I use bit level casts in a lot of places to avoid accidental type conversions
or sign extensions.

> - brigfrontend/brig-to-generic.cc:
>   + brig_to_generic::parse: You seem to be handling LDA instruction
>     (or more generally, BRIG_KIND_INST_ADDR instructions, but there is
>     just the one) with copy_move_inst_handler, which seems just wrong.

What do you mean by 'wrong'? The handlers do not map to instruction types
directly, but often more towards the specification chapters.
It comes straight from:
http://www.hsafoundation.com/html/HSA_Library.htm#PRM/Topics/18_BRIG/BRIG_syntax_copy_move.htm

>     Its operator() blindly casts the instruction to
>     BrigInstSourceType, interpreting the segment as if it was a source
>     type... am I missing something?

I believe you are confused by the BRIG struct name: BrigInstSourceType
is a struct
for "instructions that have different types for their destination and
source operands"
http://www.hsafoundation.com/html/HSA_Library.htm#PRM/Topics/18_BRIG/BrigInstSourceType.htm

That is, it's not a "source type" object, but an instruction type object.

>   + build_reinterpret_cast: gcc_unreachable followed by return
>     NULL_TREE does not make sense, please convert the whole thing to
>     an assert.  More importantly, I think that you really need to

Converted it to an assert.

>     solve the case of mismatching sizes differently, and not create a
>     (single) V_C_E for it.  For register types, you can V_C_E them to
>     an unsigned int of the same size, then do a widening NOP_EXPR to
>     unsigned type with the same size as the destination and then do a
>     V_C_E to whatever you need.  But perhaps this can be solved better
>     at the caller side somewhere?

I added the extra conversion step through unsigned ints.
I hadn't noticed that V_C_E is not guaranteed to work for this case.

>   + brig_to_generic::finish_function: the ifdef'ed debug_functions
>     should not be a part of the final submission.  Checking

Removed.

>     m_cf->m_is_kernel twice looks ugly.

Removed the extra check.

>   + brig_to_generic::append_group_variable: Don't put a statement
>     guarded with an if statement on the same line as the condition.  I
>     also believe align_padding, when the offset is not already
>     aligned, should be:
>        alignment - m_next_group_offset % alignment
>   + brig_to_generic::append_private_variable: The same as above.

Good catch!

>   + I would suggest that you change brig_to_generic::dump_function to
>     a standalone function taking a file parameter.  It is then much
>     easier to call it for example from debugger.

Done.

> - brig-code-entry-handler.cc
>   + brig_code_entry_handler::build_tree_operand: The unreachable
>     return at the end looks misleading, just removing it should be
>     fine.  Ditto for the breaks after returns, the upcoming
>     fall-through warning will notify us if we ever get a potentially
>     wrong fall-through.

Done.

>   + brig_code_entry_handler::get_tree_cst_for_hsa_operand: GCC coding
>     standard mandates that if a branch has only one statement in it,
>     it should not be encapsulated in braces.

Done.

>     If, in the condition
>
>       if (type != NULL && TREE_CODE (type) == ARRAY_TYPE)
>
>     type can ever actually be NULL, then the function will segfault
>     just before ending, when again checking whether type is an array.
>     If it cannot be NULL, then please gcc_checking_assert it instead.

It cannot be NULL anymore at that point.
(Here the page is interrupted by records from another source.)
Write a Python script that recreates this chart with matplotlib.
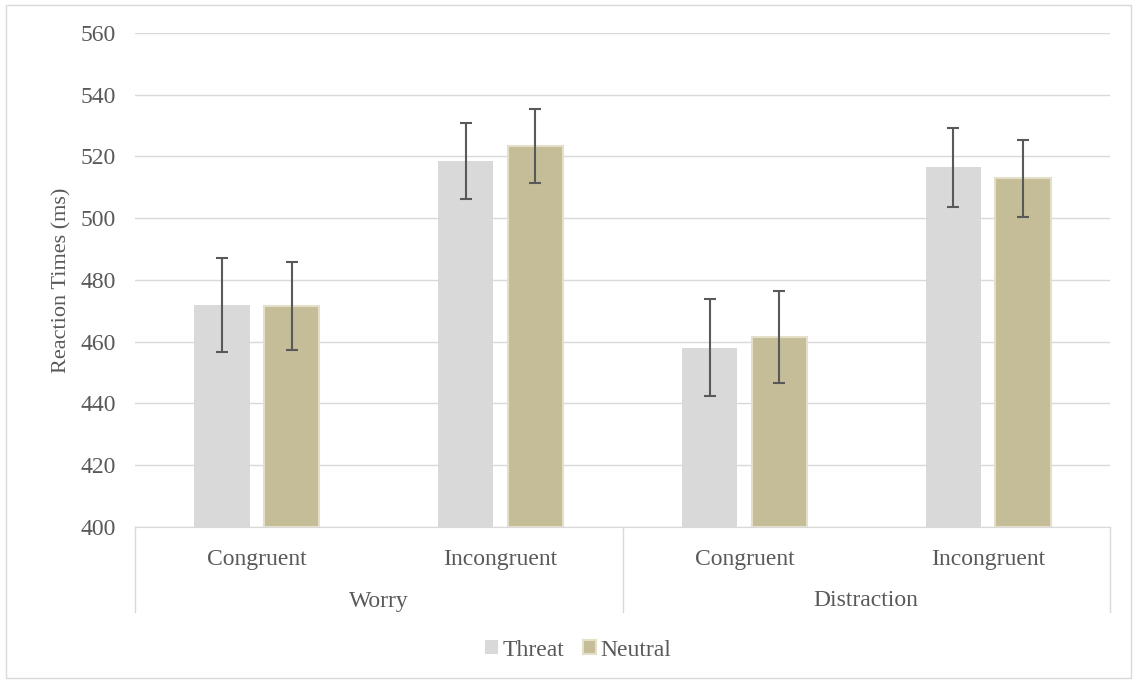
import numpy as np
import matplotlib; matplotlib.use("Agg")
import matplotlib.pyplot as plt
from matplotlib.lines import Line2D
from matplotlib.patches import Rectangle

conditions = ["Congruent", "Incongruent", "Congruent", "Incongruent"]
groups = ["Worry", "Distraction"]
threat = [472, 518.5, 458, 516.5]
threat_err = [15.2, 12.2, 15.7, 12.7]
neutral = [471.5, 523.3, 461.6, 513.0]
neutral_err = [14.2, 12.0, 14.8, 12.5]

W, H = 1137, 683
plt.rcParams["font.family"] = ["Liberation Serif", "DejaVu Serif"]
GREY = "#595959"
FS = 17

fig = plt.figure(figsize=(W / 100, H / 100), dpi=100)
fx = lambda px: px / W
fy = lambda py: 1 - py / H

ax = fig.add_axes([fx(135), fy(527), fx(1110) - fx(135), fy(33) - fy(527)])
x = np.arange(len(conditions))
bw, off = 0.226, 0.143
ax.bar(x - off, np.array(threat) - 400, bw, bottom=400, color="#d9d9d9", zorder=2, label="Threat")
ax.bar(x + off, np.array(neutral) - 400, bw, bottom=400, color="#c4bd97", edgecolor="#e3dfc9",
       linewidth=1.5, zorder=2, label="Neutral")
ekw = dict(fmt="none", ecolor=GREY, elinewidth=1.5, capsize=4.5, capthick=1.5, zorder=3)
ax.errorbar(x - off, threat, yerr=threat_err, **ekw)
ax.errorbar(x + off, neutral, yerr=neutral_err, **ekw)

ax.set_xlim(-0.5, 3.5)
ax.set_ylim(400, 560)
ax.set_yticks(np.arange(400, 561, 20))
ax.yaxis.grid(True, color="#d9d9d9", lw=1, zorder=0)
ax.set_axisbelow(True)
for s in ["top", "right", "left"]:
    ax.spines[s].set_visible(False)
ax.spines["bottom"].set_color("#d9d9d9")
ax.tick_params(axis="both", length=0, labelsize=FS, colors=GREY, pad=14)
ax.set_xticks([])
ax.set_ylabel("Reaction Times (ms)", fontsize=16, color=GREY, labelpad=6)

# multi-level category axis
for i, c in enumerate(conditions):
    fig.text(fx(135 + 243.75 * (i + 0.5)), fy(559), c, ha="center", va="center", fontsize=FS, color=GREY)
for j, g in enumerate(groups):
    fig.text(fx(135 + 487.5 * (j + 0.5)), fy(601), g, ha="center", va="center", fontsize=FS, color=GREY)
for px in [135, 622.5, 1110]:
    fig.add_artist(Line2D([fx(px), fx(px)], [fy(527), fy(612)], color="#d9d9d9", lw=1))

fig.legend(loc="center", bbox_to_anchor=(fx(578), fy(650)), ncol=2, frameon=False,
           fontsize=FS, labelcolor=GREY, handlelength=0.55, handleheight=0.55,
           handletextpad=0.2, columnspacing=0.8)

fig.add_artist(Rectangle((fx(6), fy(678)), fx(1131) - fx(6), fy(5) - fy(678),
                         fill=False, edgecolor="#d9d9d9", lw=1, transform=fig.transFigure))

fig.savefig("out.png", dpi=100)
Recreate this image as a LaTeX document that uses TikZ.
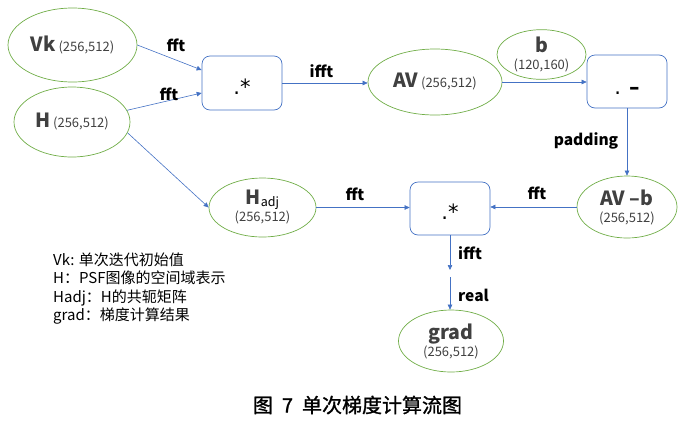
\documentclass[tikz,border=0pt]{standalone}
\usepackage{fontspec}
\setmainfont{Noto Sans CJK SC}
\newfontfamily\opfont{DejaVu Sans}
\newfontfamily\capfont[FakeBold=1.2]{Noto Sans CJK SC}
\usetikzlibrary{shapes.geometric,arrows.meta,calc}
\definecolor{egreen}{HTML}{70AD47}
\definecolor{lblue}{HTML}{4472C4}
\definecolor{numgray}{HTML}{404040}
\newcommand{\bigb}{\bfseries\fontsize{19.5}{22}\selectfont}
\newcommand{\numf}{\mdseries\fontsize{13}{17}\selectfont\color{numgray}}
\begin{document}
\begin{tikzpicture}[x=1pt,y=-1pt,
  ell/.style={ellipse,draw=egreen,line width=0.7pt,inner sep=0pt,align=center,font=\numf},
  opbox/.style={rectangle,rounded corners=8pt,draw=lblue,line width=0.7pt,
    minimum width=80pt,minimum height=54pt,text height=22pt,text depth=0pt,
    font=\opfont\fontsize{21}{21}\selectfont},
  arr/.style={draw=lblue,line width=0.6pt,-{Triangle[length=5pt,width=4.5pt]}},
  lbl/.style={font=\bfseries\fontsize{15.5}{15.5}\selectfont,inner sep=0pt},
]
\useasboundingbox (0,0) rectangle (679,421);

% ellipses
\node[ell,minimum width=129pt,minimum height=74pt] (vk) at (72.5,45) {{\bigb Vk}\ (256,512)};
\node[ell,minimum width=116pt,minimum height=70pt] (h) at (72,122) {{\bigb H}\ (256,512)};
\node[ell,minimum width=134pt,minimum height=66pt] (av) at (435,82) {{\bigb AV}\ (256,512)};
\node[ell,minimum width=89pt,minimum height=45pt] (b) at (541.5,54.5) {{\bigb b}\\(120,160)};
\node[ell,minimum width=100pt,minimum height=62pt] (avb) at (627,207) {{\bigb AV –b}\\(256,512)};
\node[ell,minimum width=107pt,minimum height=59pt] (hadj) at (262.5,207.5)
  {{\bigb H}{\color{black}\fontsize{12.5}{14}\selectfont\raisebox{-2pt}{adj}}\\(256,512)};
\node[ell,minimum width=105pt,minimum height=62pt] (grad) at (451,341) {{\bigb grad}\\(256,512)};

% operation boxes
\node[opbox] (m1) at (242,83) {.*};
\node[opbox,minimum height=53pt,text height=25pt] (sub) at (627,81.5) {.\hspace{0.38em}{\bfseries –}};
\node[opbox,minimum height=53pt] (m2) at (450,208.5) {.*};

% break in the vertical connector
\coordinate (c1) at (450,270);
\coordinate (c2) at (450,277);

% connectors
\draw[arr] (vk.east) -- ($(m1.west)+(0,-13)$);
\draw[arr] (h.12) -- ($(m1.west)+(0,10)$);
\draw[arr] (h.-11) -- (hadj.west);
\draw[arr] (m1.east) -- (m1.east -| av.west);
\draw[arr] (av.east) -- (av.east -| sub.west);
\draw[arr] (sub.south) -- (sub.south |- avb.north);
\draw[arr] (avb.west) -- (avb.west -| m2.east);
\draw[arr] (hadj.east) -- (hadj.east -| m2.west);
\draw[arr] (m2.south) -- (c1);
\draw[arr] (c2) -- (c2 |- grad.north);

% connector labels
\node[lbl] (l1) at (176,45.5) {fft};
\node[lbl] (l2) at (169,94) {fft};
\node[lbl] (l3) at (321.5,71.5) {ifft};
\node[lbl] (l4) at (586,140.5) {padding};
\node[lbl] (l5) at (537,193.5) {fft};
\node[lbl] (l6) at (355,194.5) {fft};
\node[lbl,anchor=west] (l7) at (458,253) {ifft};
\node[lbl,anchor=west] (l8) at (458,295.5) {real};

% legend
\node[anchor=west,align=left,inner sep=0pt,font=\fontsize{15}{18.5}\selectfont] (legend) at (53,288.5)
  {Vk: 单次迭代初始值\\H：PSF图像的空间域表示\\Hadj：H的共轭矩阵\\grad：梯度计算结果};

% caption
\node[font=\capfont\fontsize{20}{22}\selectfont] (cap) at (357.5,405) {图\hspace{0.45em}7\hspace{0.45em}单次梯度计算流图};
\end{tikzpicture}
\end{document}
Removed the misleading check.

>   + brig_code_entry_handler::build_address_operand: I must say I
>     really dislike how the end of the function is structured, it is
>     terrible difficult to read given that it is not doing anything that
>     complicated and I think it does not handle correctly an (LDA of a)
>     NULL address, which unfortunately I believe is valid for private
>     and group segment addresses.  Dealing with the most complex case
>     by converting symbol to size_type looks exactly backwards,
>     especially given that you have converted the base of the
>     POINTER_PLUS_EXPR only few lines before.  I think the code would
>     be a lot nicer and easier to comprehend if you clearly
>     distinguished the various cases (symbol_base != NULL (and sub
>     cases when ptr_base is or is not NULL), ptrbase != NULL and simple
>     constant, even NULL constant, which you do not handle but fail an
>     assert, I think) and handled them separately, including all type
>     conversions.  ptr_base is an unfortunate name, IMHO, in many cases
>     it has the role of a variable offset rather than a base.
>     Similarly, ptr_ofset is really a constant_offset.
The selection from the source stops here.